Pasca peristiwa 27 Juli, Megawati beserta jajaran pengurus tetap eksis walaupun dengan berpindah-pindah kantor dan aktivitas yang dilakukan di bawah pantauan pemerintah. Pada Pemilu 1997 Megawati melalui pesan hariannya menyatakan bahwa PDI di bawah pimpinannya tidak ikut kampanye atas nama PDI.
Pemilu 1997 diikuti oleh PDI di bawah kepemimpinan Soerjadi dan hasil Pemilu menunjukkan kuatnya dukungan warga PDI kepada Megawati karena suara PDI merosot tajam dan hanya berhasil meraih 11 kursi DPR.
Tahun 1998 membawa angin segar bagi PDI Megawati. Di tengah besarnya keinginan masyarakat untuk melakukan reformasi politik, PDI di bawah kepemimpinan Megawati kian berkibar. Pasca-lengsernya Soeharto, dukungan terhadap kepemimpinan Megawati semakin kuat.
Advertisement
Lahirnya PDI Perjuangan
Pada 8-10 Oktober 1998, PDI Megawati menyelenggarakan Kongres V PDI di Denpasar, Bali. Dalam Kongres ini, Megawati terpilih kembali menjadi Ketua Umum DPP PDI periode 1998-2003 secara aklamasi. Meskipun pemerintahan sudah berganti, yang diakui Pemerintah masih tetap PDI di bawah kepemimpinan Soerjadi dan Buttu Hutapea.

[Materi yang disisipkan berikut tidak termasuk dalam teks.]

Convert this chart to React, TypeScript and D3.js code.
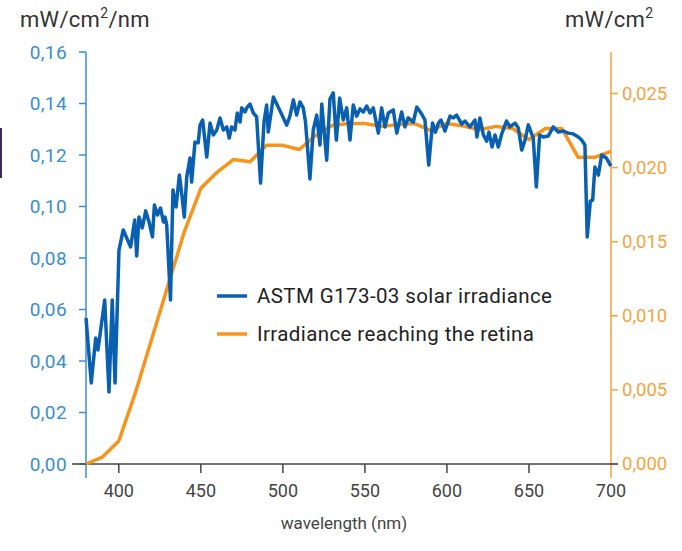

Agar dapat mengikuti Pemilu 1999, Megawati kemudian mengubah nama PDI menjadi PDI Perjuangan pada tanggal 1 Februari 1999 yang disahkan oleh Notaris Rakhmat Syamsul Rizal. Nama ini kemudian dideklarasikan pada 14 Februari 1999 di Istora Senayan, Jakarta.
Pemilu 1999 membawa berkah bagi PDI Perjuangan dengan tampil sebagai pemenang pemilu dan berhasil menempatkan wakilnya di DPR sebanyak 153 orang. Bahkan, Megawati terpilih sebagai Wakil Presiden mendampingi KH Abdurahman Wahid yang terpilih didalam Sidang Paripurna MPR sebagai Presiden Republik Indonesia ke-4.
Untuk pertama kalinya setelah berganti nama menjadi PDI Perjuangan, pengurus memutuskan melaksanakan Kongres I PDI Perjuangan meskipun masa bakti kepengurusan DPP sebelumnya baru selesai 2003.
Kongres I PDI Perjuangan diselenggarakan pada 27 Maret-1 April 2000 di Hotel Patra Jasa, Semarang, Jawa Tengah. Kongres ini menetapkan Megawati sebagai Ketua Umum DPP PDI Perjuangan periode 2000-2005 secara aklamasi tanpa pemilihan, karena 241 dari 243 DPC mengusulkan nama Megawati sebagai Ketua Umum DPP PDI Perjuangan.
Sayang, meski tampil sebagai partai penguasa, PDI Perjuangan tidak mampu meraih kemenangan dalam pemilu legislatif dan pemilu presiden 2004. PDI Perjuangan hanya mampu memperoleh suara diurutan kedua dengan 109 kursi di DPR.
Kongres II PDI Perjuangan diselenggarakan pada 28-31 Maret 2005 di Hotel Grand Bali Beach, Denpasar, Bali, tempat di mana Kongres V PDI diselenggarakan pada 1998.
Menjelang Kongres, sudah banyak muncul nama-nama yang akan maju sebagai calon kandidat Ketua Umum DPP PDI Perjuangan. Antara lain Guruh Soekarnoputra, Laksamana Sukardi, Roy BB Janis, Arifin Panigoro dan Sophan Sophiaan.
Kongres II PDI Perjuangan akhirnya mengukuhkan Megawati sebagai Ketua Umum terpilih karena seluruh peserta dalam pemandangan umumnya mengusulkan nama putri Proklamator RI itu.
Sejak itu, kendali PDI Perjuangan tak pernah lepas dari Megawati. Terakhir pada Kongres IV PDI Perjuangan di Bali pada 8-12 April 2015, Megawati kembali dikukuhkan sebagai Ketua Umum PDI Perjuangan periode 2015-2020.